Review: Revolting Librarians, by Celeste West
I found out about Celeste West’s Revolting Librarians from my friend Lisa, who called me to gleefully inform me that this book she had gotten from my wife had sold for $70. After my asking what the hell she was talking about, she told me that it was an old book, from 1972, and apparently quite rare. Following a brief argument, I did what I always do when I can’t find a book at any of the three NYC libraries — I turned to World Cat on the web, which revealed that The Internet Archive had a copy that was readable online.
Now I love The Internet Archive, don’t get me wrong. However, it can be a pain to use. For one thing, while some books can be borrowed for 15 days, most are only available as one-hour loans, which means you have to keep borrowing a book in order to finish it. It also is not user-friendly in that while you are trying to make a page large enough to be readable, it will randomly resize the page and it takes a lot of time to get back to where you were.
That said, since it was the only way I was gonna get to explore this book (actually more of an APA [Amateur Press Association] collation), I dove in, and I’m glad I did!
First, the book is delightful. It’s a wonderful look at the state of libraries from 1972 when the major changes we are now accustomed to were first being thought of and fought for by librarians, usually with stiff opposition from administrators and those in real power.
Second, it was just fun to read. It’s a nice mix of stories, poems, art, and some audio (which I did not listen to, but maybe next time…) and feels like the librarian equivalent to the free-form radio I came of age listening to.
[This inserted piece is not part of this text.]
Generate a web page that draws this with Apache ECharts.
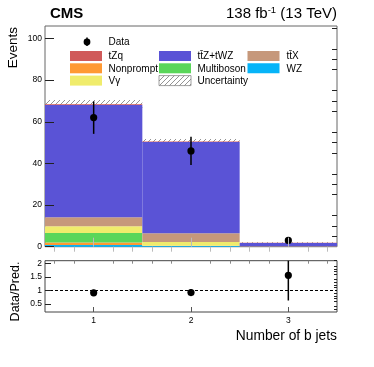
<!DOCTYPE html>
<html>
<head>
<meta charset="utf-8">
<script src="https://cdn.jsdelivr.net/npm/echarts@6/dist/echarts.min.js"></script>
<style>
  html, body { margin: 0; padding: 0; background: #fff; }
  #chart { width: 374px; height: 367px; }
</style>
</head>
<body>
<div id="chart"></div>
<script>
// bins of the b-jet multiplicity
const binCenters = [1, 2, 3]
const binLow = [0.5, 1.5, 2.5]
const binHigh = [1.5, 2.5, 3.5]

// predicted processes, stacked bottom to top
const wz = [0.8, 0.3, 0.0]
const nonprompt = [1.2, 0.1, 0.0]
const multiboson = [4.6, 0.1, 0.0]
const vgamma = [3.2, 1.8, 0.0]
const ttx = [4.3, 4.2, 0.2]
const ttzTwz = [54.0, 43.8, 1.6]
const tzq = [0.3, 0.2, 0.1]
const uncertainty = [2.0, 1.2, 0.2]

const dataValues = [62, 46, 3]
const dataErrLow = [7.8, 6.8, 0]
const dataErrHigh = [7.8, 6.8, 0]

const ratioValues = [0.91, 0.92, 1.56]
const ratioErrLow = [0.11, 0.13, 0.93]
const ratioErrHigh = [0.11, 0.13, 0.9]

const mainTicks = [0, 20, 40, 60, 80, 100]
const mainMinorTicks = [5, 10, 15, 25, 30, 35, 45, 50, 55, 65, 70, 75, 85, 90, 95, 105]
const ratioTicks = [0.5, 1, 1.5, 2]
const ratioMinorTicks = [0.3, 0.4, 0.6, 0.7, 0.8, 0.9, 1.1, 1.2, 1.3, 1.4, 1.6, 1.7, 1.8, 1.9, 2.1]
const xTicks = [1, 2, 3]
const xMinorTicks = [0.6, 0.8, 1.2, 1.4, 1.6, 1.8, 2.2, 2.4, 2.6, 2.8, 3.2, 3.4]

const stack = [
  { name: 'WZ', values: wz },
  { name: 'Nonprompt', values: nonprompt },
  { name: 'Multiboson', values: multiboson },
  { name: 'Vγ', values: vgamma },
  { name: 'tt̄X', values: ttx },
  { name: 'tt̄Z+tWZ', values: ttzTwz },
  { name: 'tZq', values: tzq }
]

const colors = {
  'tZq': '#d05a5a',
  'Nonprompt': '#ff9933',
  'Vγ': '#f0ec6c',
  'tt̄Z+tWZ': '#5a53d6',
  'Multiboson': '#5ad65a',
  'tt̄X': '#c6987b',
  'WZ': '#06b4f8'
}

const FONT = '"Liberation Sans", Arial, Helvetica, sans-serif'

// hatch pattern for the uncertainty band
const hatch = document.createElement('canvas')
hatch.width = 5
hatch.height = 5
const hctx = hatch.getContext('2d')
hctx.strokeStyle = '#777'
hctx.lineWidth = 0.8
hctx.beginPath()
hctx.moveTo(0, 5); hctx.lineTo(5, 0)
hctx.moveTo(-1, 1); hctx.lineTo(1, -1)
hctx.moveTo(4, 6); hctx.lineTo(6, 4)
hctx.stroke()
const hatchFill = { image: hatch, repeat: 'repeat' }

const rectRenderer = (fill) => (params, api) => {
  const p0 = api.coord([api.value(0), api.value(3)])
  const p1 = api.coord([api.value(1), api.value(2)])
  return {
    type: 'rect',
    shape: { x: p0[0], y: p0[1], width: p1[0] - p0[0], height: p1[1] - p0[1] },
    style: { fill: fill }
  }
}

const errRenderer = (params, api) => {
  const c = api.coord([api.value(0), api.value(1)])
  const lo = api.coord([api.value(0), api.value(1) - api.value(2)])
  const hi = api.coord([api.value(0), api.value(1) + api.value(3)])
  return {
    type: 'group',
    children: [
      { type: 'line', shape: { x1: c[0], y1: lo[1], x2: c[0], y2: hi[1] }, style: { stroke: '#000', lineWidth: 1.5 } },
      { type: 'circle', shape: { cx: c[0], cy: c[1], r: 3.6 }, style: { fill: '#000' } }
    ]
  }
}

const series = []

// uncertainty band first, so the stack covers its lower half
const totals = binCenters.map((_, i) => stack.reduce((s, p) => s + p.values[i], 0))
series.push({
  type: 'custom',
  name: 'Uncertainty',
  xAxisIndex: 0,
  yAxisIndex: 0,
  renderItem: rectRenderer(hatchFill),
  data: binCenters.map((_, i) => [binLow[i], binHigh[i], totals[i] - uncertainty[i], totals[i] + uncertainty[i]]),
  z: 1
})

const cumulative = [0, 0, 0]
stack.forEach((proc) => {
  const data = binCenters.map((_, i) => {
    const bottom = cumulative[i]
    cumulative[i] += proc.values[i]
    return [binLow[i], binHigh[i], bottom, cumulative[i]]
  })
  series.push({
    type: 'custom',
    name: proc.name,
    xAxisIndex: 0,
    yAxisIndex: 0,
    renderItem: rectRenderer(colors[proc.name]),
    data: data,
    z: 2
  })
})

series.push({
  type: 'custom',
  name: 'Data',
  xAxisIndex: 0,
  yAxisIndex: 0,
  renderItem: errRenderer,
  data: binCenters.map((x, i) => [x, dataValues[i], dataErrLow[i], dataErrHigh[i]]),
  z: 5
})

series.push({
  type: 'custom',
  name: 'Ratio',
  xAxisIndex: 2,
  yAxisIndex: 2,
  clip: true,
  renderItem: errRenderer,
  data: binCenters.map((x, i) => [x, ratioValues[i], ratioErrLow[i], ratioErrHigh[i]]),
  markLine: {
    silent: true,
    symbol: 'none',
    label: { show: false },
    lineStyle: { color: '#000', type: [3, 2], width: 1 },
    data: [{ yAxis: 1 }]
  },
  z: 5
})

// legend, drawn by hand in the CMS layout
const legendRows = [
  ['tZq', 'tt̄Z+tWZ', 'tt̄X'],
  ['Nonprompt', 'Multiboson', 'WZ'],
  ['Vγ', 'Uncertainty', null]
]
const legendGraphics = [
  { type: 'line', shape: { x1: 87, y1: 37.5, x2: 87, y2: 46 }, style: { stroke: '#000', lineWidth: 1.5 } },
  { type: 'circle', shape: { cx: 87, cy: 42, r: 3.4 }, style: { fill: '#000' } },
  { type: 'text', x: 108.5, y: 42.5, style: { text: 'Data', font: '10px ' + FONT, fill: '#000', verticalAlign: 'middle' } }
]
const colBox = [70, 159, 247.5]
const colText = [108.5, 197.5, 286.5]
const rowY = [56, 68.3, 80.6]
legendRows.forEach((row, r) => {
  row.forEach((name, c) => {
    if (!name) return
    const isUnc = name === 'Uncertainty'
    legendGraphics.push({
      type: 'rect',
      shape: { x: colBox[c], y: rowY[r] - 5, width: 32, height: 10 },
      style: isUnc ? { fill: hatchFill, stroke: '#888', lineWidth: 0.8 } : { fill: colors[name] }
    })
    legendGraphics.push({
      type: 'text', x: colText[c], y: rowY[r] + 0.5,
      style: { text: name, font: '10px ' + FONT, fill: '#000', verticalAlign: 'middle' }
    })
  })
})

const chart = echarts.init(document.getElementById('chart'), null, { renderer: 'canvas' })

const baseAxis = {
  axisLine: { show: false },
  splitLine: { show: false },
  axisLabel: { show: false },
  axisTick: { show: false },
  z: 10
}

chart.setOption({
  animation: false,
  grid: [
    { left: 45, top: 26, width: 292, height: 220.7, show: true, borderColor: '#666', borderWidth: 1, backgroundColor: 'transparent' },
    { left: 45, top: 260.7, width: 292, height: 51.3, show: true, borderColor: '#444', borderWidth: 1, backgroundColor: 'transparent' }
  ],
  xAxis: [
    { ...baseAxis, type: 'value', gridIndex: 0, min: 0.5, max: 3.5,
      axisTick: { show: true, inside: true, length: 9, customValues: xTicks, lineStyle: { color: '#bbb' } } },
    { ...baseAxis, type: 'value', gridIndex: 0, min: 0.5, max: 3.5,
      axisTick: { show: true, inside: true, length: 5, customValues: xMinorTicks, lineStyle: { color: '#bbb' } } },
    { ...baseAxis, type: 'value', gridIndex: 1, min: 0.5, max: 3.5,
      axisLabel: { show: true, customValues: xTicks, fontSize: 8.5, fontFamily: FONT, color: '#000', margin: 4 },
      axisTick: { show: true, inside: true, length: 5, customValues: xTicks, lineStyle: { color: '#555' } } },
    { ...baseAxis, type: 'value', gridIndex: 1, min: 0.5, max: 3.5,
      axisTick: { show: true, inside: true, length: 3, customValues: xMinorTicks, lineStyle: { color: '#888' } } }
  ],
  yAxis: [
    { ...baseAxis, type: 'value', gridIndex: 0, min: 0, max: 106,
      axisLabel: { show: true, customValues: mainTicks, fontSize: 8.5, fontFamily: FONT, color: '#000', margin: 3 },
      axisTick: { show: true, inside: true, length: 9, customValues: mainTicks, lineStyle: { color: '#222' } } },
    { ...baseAxis, type: 'value', gridIndex: 0, min: 0, max: 106,
      axisTick: { show: true, inside: true, length: 5, customValues: mainMinorTicks, lineStyle: { color: '#222' } } },
    { ...baseAxis, type: 'value', gridIndex: 1, min: 0.2, max: 2.1,
      axisLabel: { show: true, customValues: ratioTicks, fontSize: 8.5, fontFamily: FONT, color: '#000', margin: 3 },
      axisTick: { show: true, inside: true, length: 6, customValues: ratioTicks, lineStyle: { color: '#222' } } },
    { ...baseAxis, type: 'value', gridIndex: 1, min: 0.2, max: 2.1,
      axisTick: { show: true, inside: true, length: 3, customValues: ratioMinorTicks, lineStyle: { color: '#222' } } }
  ],
  graphic: [
    { type: 'text', x: 50, y: 14, style: { text: 'CMS', font: 'bold 15px ' + FONT, fill: '#000', verticalAlign: 'middle' } },
    { type: 'text', x: 337, y: 14, style: {
      text: '{a|138 fb}{s|-1}{a| (13 TeV)}', align: 'right', verticalAlign: 'middle',
      rich: {
        a: { fontSize: 15, fontFamily: FONT, fill: '#000' },
        s: { fontSize: 9.5, fontFamily: FONT, fill: '#000', verticalAlign: 'top', padding: [0, 0, 8, 0] }
      }
    } },
    { type: 'text', x: 13, y: 27, rotation: Math.PI / 2, style: { text: 'Events', font: '13.5px ' + FONT, fill: '#000', align: 'right', verticalAlign: 'middle' } },
    { type: 'text', x: 16, y: 291.5, rotation: Math.PI / 2, style: { text: 'Data/Pred.', font: '12.5px ' + FONT, fill: '#000', align: 'center', verticalAlign: 'middle' } },
    { type: 'text', x: 337, y: 336.5, style: { text: 'Number of b jets', font: '13.8px ' + FONT, fill: '#000', align: 'right', verticalAlign: 'middle' } },
    ...legendGraphics
  ],
  series: series
})
</script>
</body>
</html>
Third, there is the nostalgia factor. I was in college (my first attempt) in 1972, and the book, with its many bits about college libraries, brought back a lot of memories — notably about why I preferred the Queens Borough Public Library’s Central Branch to my college library (better hours, better organization, more audio choices, more items for pleasure reading, a greater likelihood of finding the material I wanted, etc.). At the time, of course, I had no idea how frustrating this must have been to the college librarians since I had no idea of the battles they were fighting to be taken as relevant to the students.
At any rate, if you can get your hands on a copy, or are willing to deal with the idiosyncrasies of The Internet Archive, you should definitely try to read Revolting Librarians. (And there is a sequel, Revolting Librarians Redux: Radical Librarians Speak Out, edited by Katia Roberto and Jessamyn West, that I will attempt to read in my copious free time.) It’s time and effort well-spent.
Hmm. Time to interlibrary loan while it’s still convenient. If possible…
I read it online at The Internet Archive because I couldn’t find it at any of the three New York library systems.